__Job__
Exactly repeat the material, dropping only the pictures.

__Raw data__
## Begin

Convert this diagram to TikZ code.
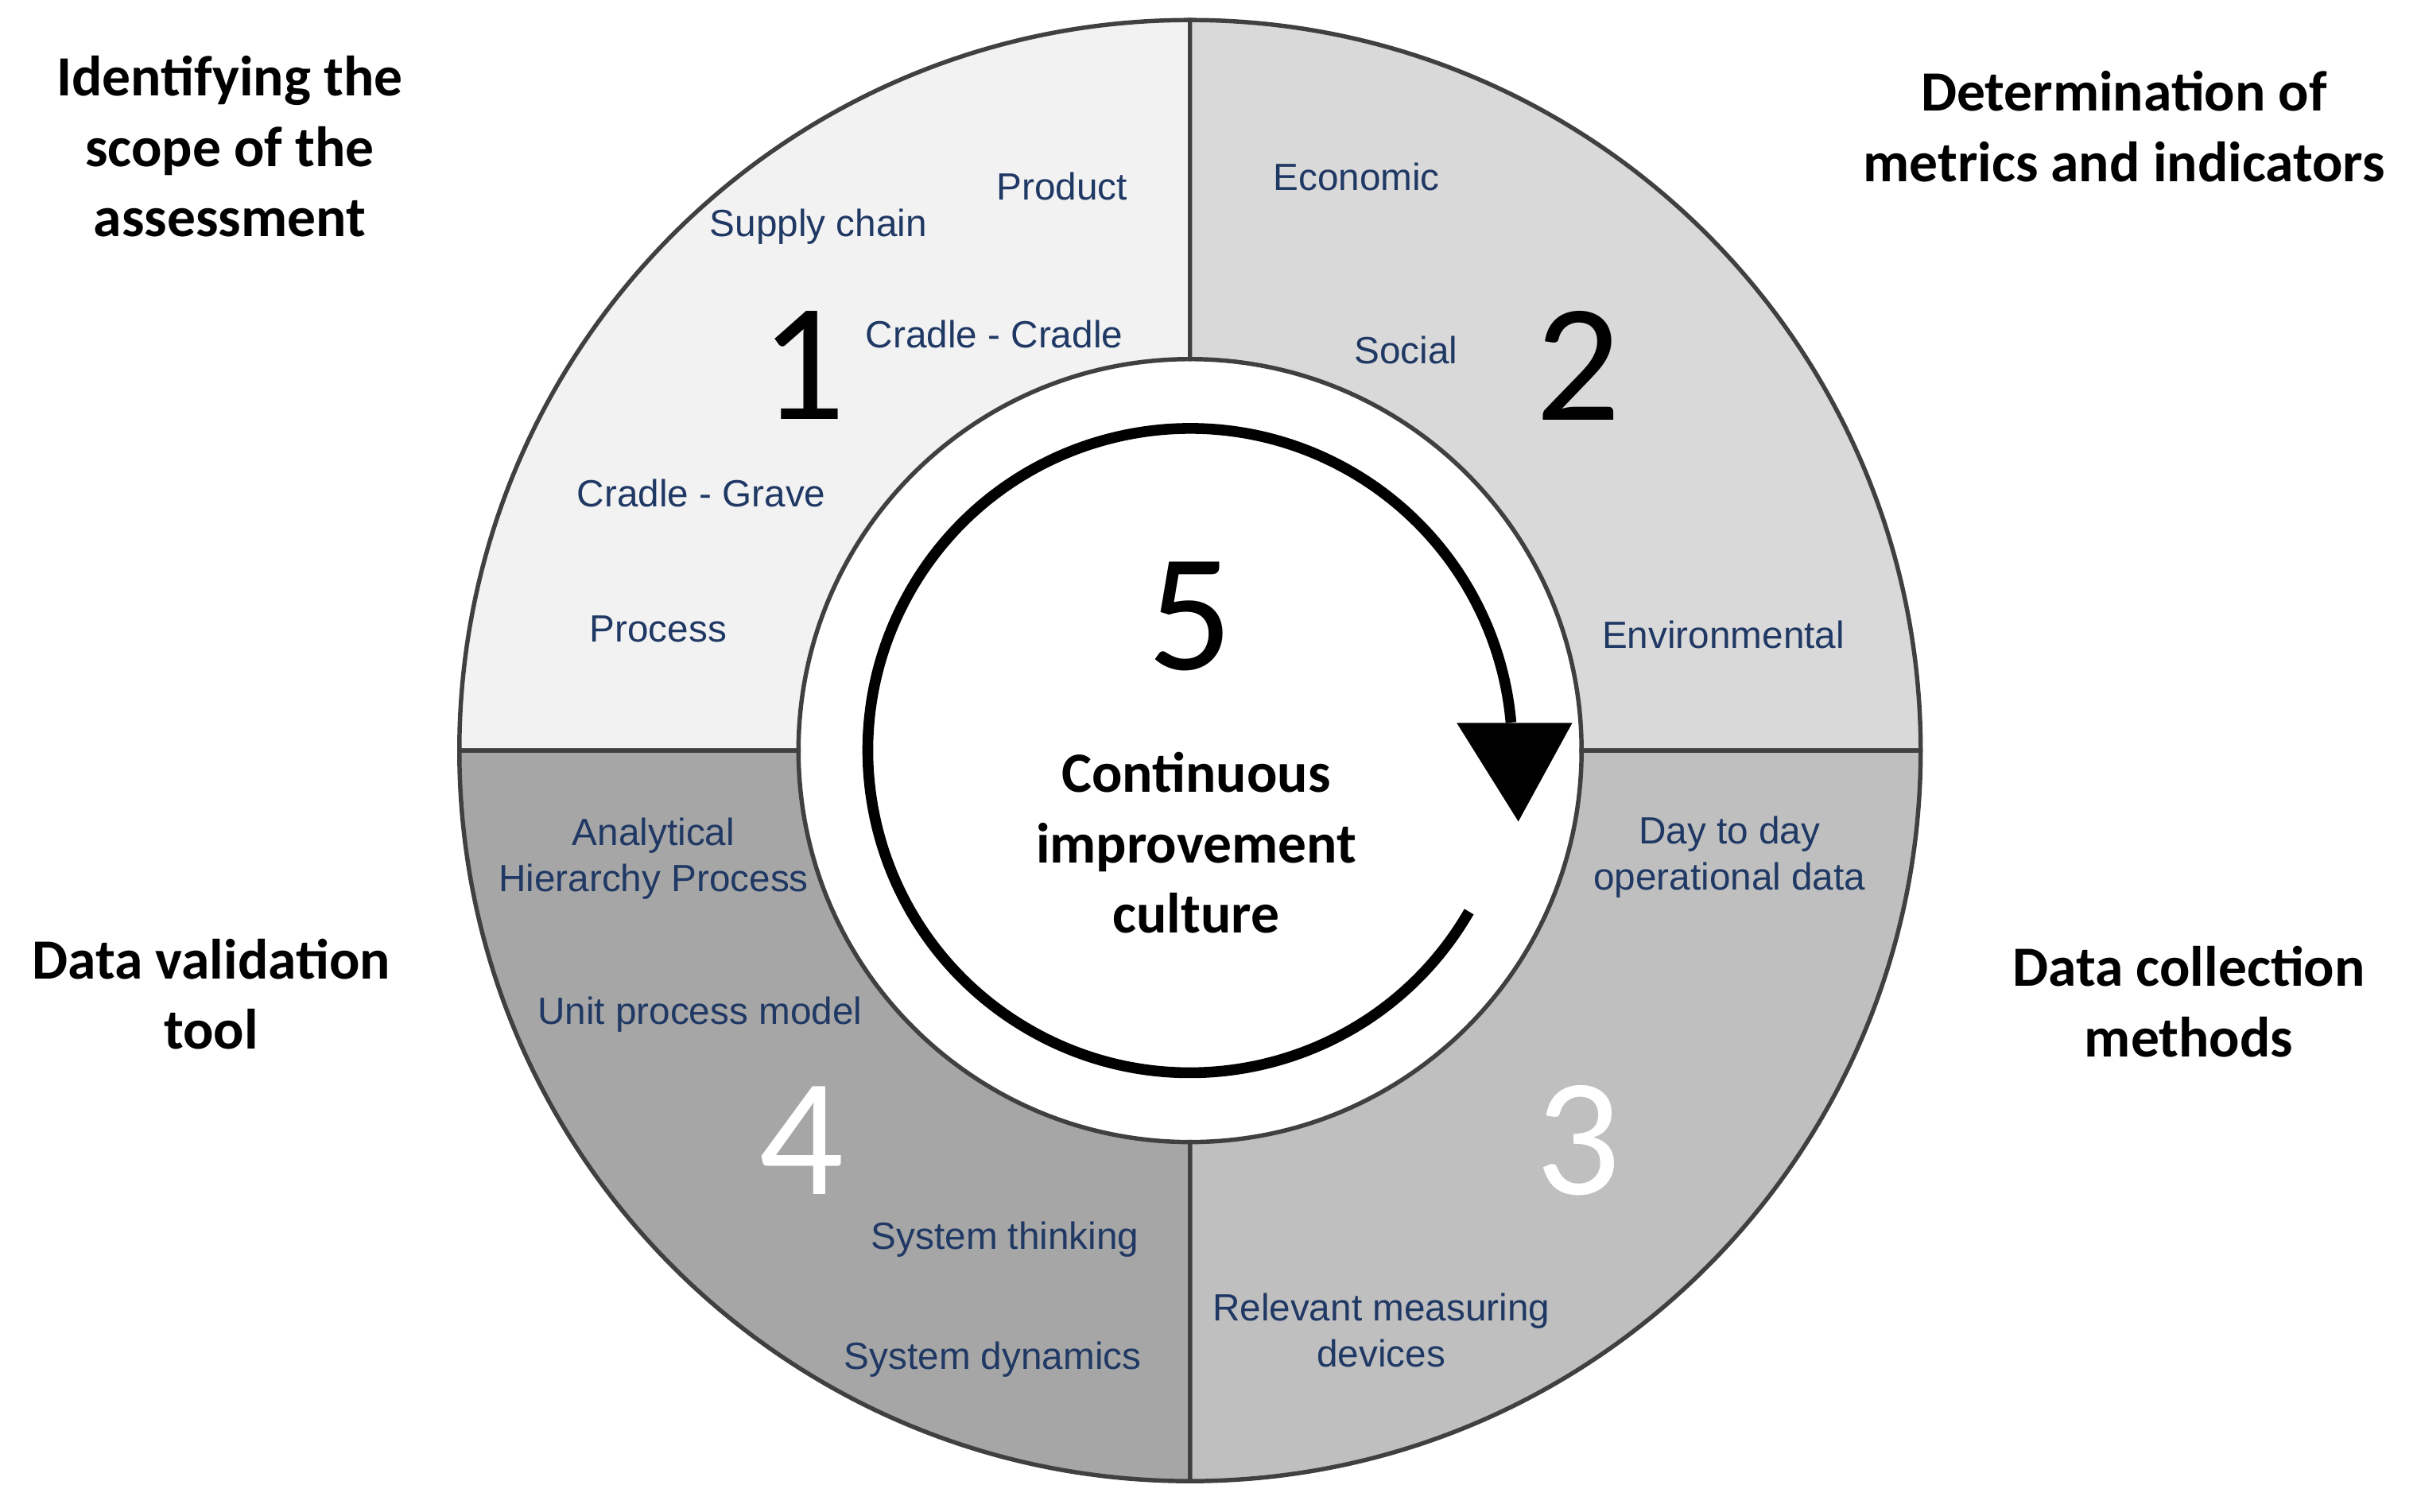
\documentclass[tikz,border=0pt]{standalone}
\usepackage{fontspec}
\setmainfont{Carlito}
\newfontfamily\lab{Liberation Sans}
\definecolor{qa}{HTML}{F2F2F2}
\definecolor{qb}{HTML}{D9D9D9}
\definecolor{qc}{HTML}{BFBFBF}
\definecolor{qd}{HTML}{A6A6A6}
\definecolor{navy}{HTML}{1F3864}
\definecolor{edge}{HTML}{404040}
\begin{document}
\begin{tikzpicture}
\useasboundingbox (0,0) rectangle (15.68,9.81);
\tikzset{lb/.style={font=\lab\fontsize{7}{8.5}\selectfont,text=navy,align=center,inner sep=0},
 hd/.style={font=\bfseries\fontsize{10.5}{13}\selectfont,align=center,inner sep=0},
 dg/.style={font=\fontsize{31}{31}\selectfont,inner sep=0},
 q/.style={draw=edge,line width=0.8pt}}
\coordinate (C) at (7.72,4.94);
\def\R{4.74}\def\r{2.54}
\fill[qa,q] (C) ++(90:\R) arc[start angle=90,end angle=180,radius=\R] -- ++(0:\R-\r) arc[start angle=180,end angle=90,radius=\r] -- cycle;
\fill[qb,q] (C) ++(0:\R) arc[start angle=0,end angle=90,radius=\R] -- ++(0,-\R+\r) arc[start angle=90,end angle=0,radius=\r] -- cycle;
\fill[qc,q] (C) ++(270:\R) arc[start angle=270,end angle=360,radius=\R] -- ++(-\R+\r,0) arc[start angle=360,end angle=270,radius=\r] -- cycle;
\fill[qd,q] (C) ++(180:\R) arc[start angle=180,end angle=270,radius=\R] -- ++(0,\R-\r) arc[start angle=270,end angle=180,radius=\r] -- cycle;
\draw[line width=0.07cm] (C) ++(-30:2.09) arc[start angle=-30,end angle=-355,radius=2.09];
\fill (9.45,5.12) -- (10.20,5.12) -- (9.85,4.48) -- cycle;
\node[lb] (p1) at (6.89,8.60) {Product};
\node[lb] (p2) at (5.31,8.34) {Supply chain};
\node[lb] (p3) at (6.45,7.64) {Cradle - Cradle};
\node[lb] (p4) at (4.55,6.61) {Cradle - Grave};
\node[lb] (p5) at (4.27,5.73) {Process};
\node[lb] (m1) at (8.80,8.66) {Economic};
\node[lb] (m2) at (9.12,7.54) {Social};
\node[lb] (m3) at (11.18,5.69) {Environmental};
\node[lb] (c1) at (11.22,4.25) {Day to day\\operational data};
\node[lb] (c2) at (8.96,1.18) {Relevant measuring\\devices};
\node[lb] (v1) at (4.24,4.24) {Analytical\\Hierarchy Process};
\node[lb] (v2) at (4.54,3.23) {Unit process model};
\node[lb] (v3) at (6.52,1.77) {System thinking};
\node[lb] (v4) at (6.44,0.99) {System dynamics};
\node[dg] (d1) at (5.21,7.44) {1};
\node[dg] (d2) at (10.24,7.44) {2};
\node[dg] (d5) at (7.72,5.81) {5};
\node[dg,text=white] (d4) at (5.20,2.41) {4};
\node[dg,text=white] (d3) at (10.24,2.41) {3};
\node[hd] (h1) at (1.49,8.86) {Identifying the\\scope of the\\assessment};
\node[hd] (h2) at (13.78,8.99) {Determination of\\metrics and indicators};
\node[hd] (h4) at (1.37,3.36) {Data validation\\tool};
\node[hd] (h3) at (14.20,3.31) {Data collection\\methods};
\node[hd] (h5) at (7.76,4.34) {Continuous\\improvement\\culture};
\end{tikzpicture}
\end{document}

## End

__Solved exercise__
Convert this diagram to TikZ code.
\documentclass[tikz,border=0pt]{standalone}
\usepackage{fontspec}
\setmainfont{Carlito}
\newfontfamily\lab{Liberation Sans}
\definecolor{qa}{HTML}{F2F2F2}
\definecolor{qb}{HTML}{D9D9D9}
\definecolor{qc}{HTML}{BFBFBF}
\definecolor{qd}{HTML}{A6A6A6}
\definecolor{navy}{HTML}{1F3864}
\definecolor{edge}{HTML}{404040}
\begin{document}
\begin{tikzpicture}
\useasboundingbox (0,0) rectangle (15.68,9.81);
\tikzset{lb/.style={font=\lab\fontsize{7}{8.5}\selectfont,text=navy,align=center,inner sep=0},
 hd/.style={font=\bfseries\fontsize{10.5}{13}\selectfont,align=center,inner sep=0},
 dg/.style={font=\fontsize{31}{31}\selectfont,inner sep=0},
 q/.style={draw=edge,line width=0.8pt}}
\coordinate (C) at (7.72,4.94);
\def\R{4.74}\def\r{2.54}
\fill[qa,q] (C) ++(90:\R) arc[start angle=90,end angle=180,radius=\R] -- ++(0:\R-\r) arc[start angle=180,end angle=90,radius=\r] -- cycle;
\fill[qb,q] (C) ++(0:\R) arc[start angle=0,end angle=90,radius=\R] -- ++(0,-\R+\r) arc[start angle=90,end angle=0,radius=\r] -- cycle;
\fill[qc,q] (C) ++(270:\R) arc[start angle=270,end angle=360,radius=\R] -- ++(-\R+\r,0) arc[start angle=360,end angle=270,radius=\r] -- cycle;
\fill[qd,q] (C) ++(180:\R) arc[start angle=180,end angle=270,radius=\R] -- ++(0,\R-\r) arc[start angle=270,end angle=180,radius=\r] -- cycle;
\draw[line width=0.07cm] (C) ++(-30:2.09) arc[start angle=-30,end angle=-355,radius=2.09];
\fill (9.45,5.12) -- (10.20,5.12) -- (9.85,4.48) -- cycle;
\node[lb] (p1) at (6.89,8.60) {Product};
\node[lb] (p2) at (5.31,8.34) {Supply chain};
\node[lb] (p3) at (6.45,7.64) {Cradle - Cradle};
\node[lb] (p4) at (4.55,6.61) {Cradle - Grave};
\node[lb] (p5) at (4.27,5.73) {Process};
\node[lb] (m1) at (8.80,8.66) {Economic};
\node[lb] (m2) at (9.12,7.54) {Social};
\node[lb] (m3) at (11.18,5.69) {Environmental};
\node[lb] (c1) at (11.22,4.25) {Day to day\\operational data};
\node[lb] (c2) at (8.96,1.18) {Relevant measuring\\devices};
\node[lb] (v1) at (4.24,4.24) {Analytical\\Hierarchy Process};
\node[lb] (v2) at (4.54,3.23) {Unit process model};
\node[lb] (v3) at (6.52,1.77) {System thinking};
\node[lb] (v4) at (6.44,0.99) {System dynamics};
\node[dg] (d1) at (5.21,7.44) {1};
\node[dg] (d2) at (10.24,7.44) {2};
\node[dg] (d5) at (7.72,5.81) {5};
\node[dg,text=white] (d4) at (5.20,2.41) {4};
\node[dg,text=white] (d3) at (10.24,2.41) {3};
\node[hd] (h1) at (1.49,8.86) {Identifying the\\scope of the\\assessment};
\node[hd] (h2) at (13.78,8.99) {Determination of\\metrics and indicators};
\node[hd] (h4) at (1.37,3.36) {Data validation\\tool};
\node[hd] (h3) at (14.20,3.31) {Data collection\\methods};
\node[hd] (h5) at (7.76,4.34) {Continuous\\improvement\\culture};
\end{tikzpicture}
\end{document}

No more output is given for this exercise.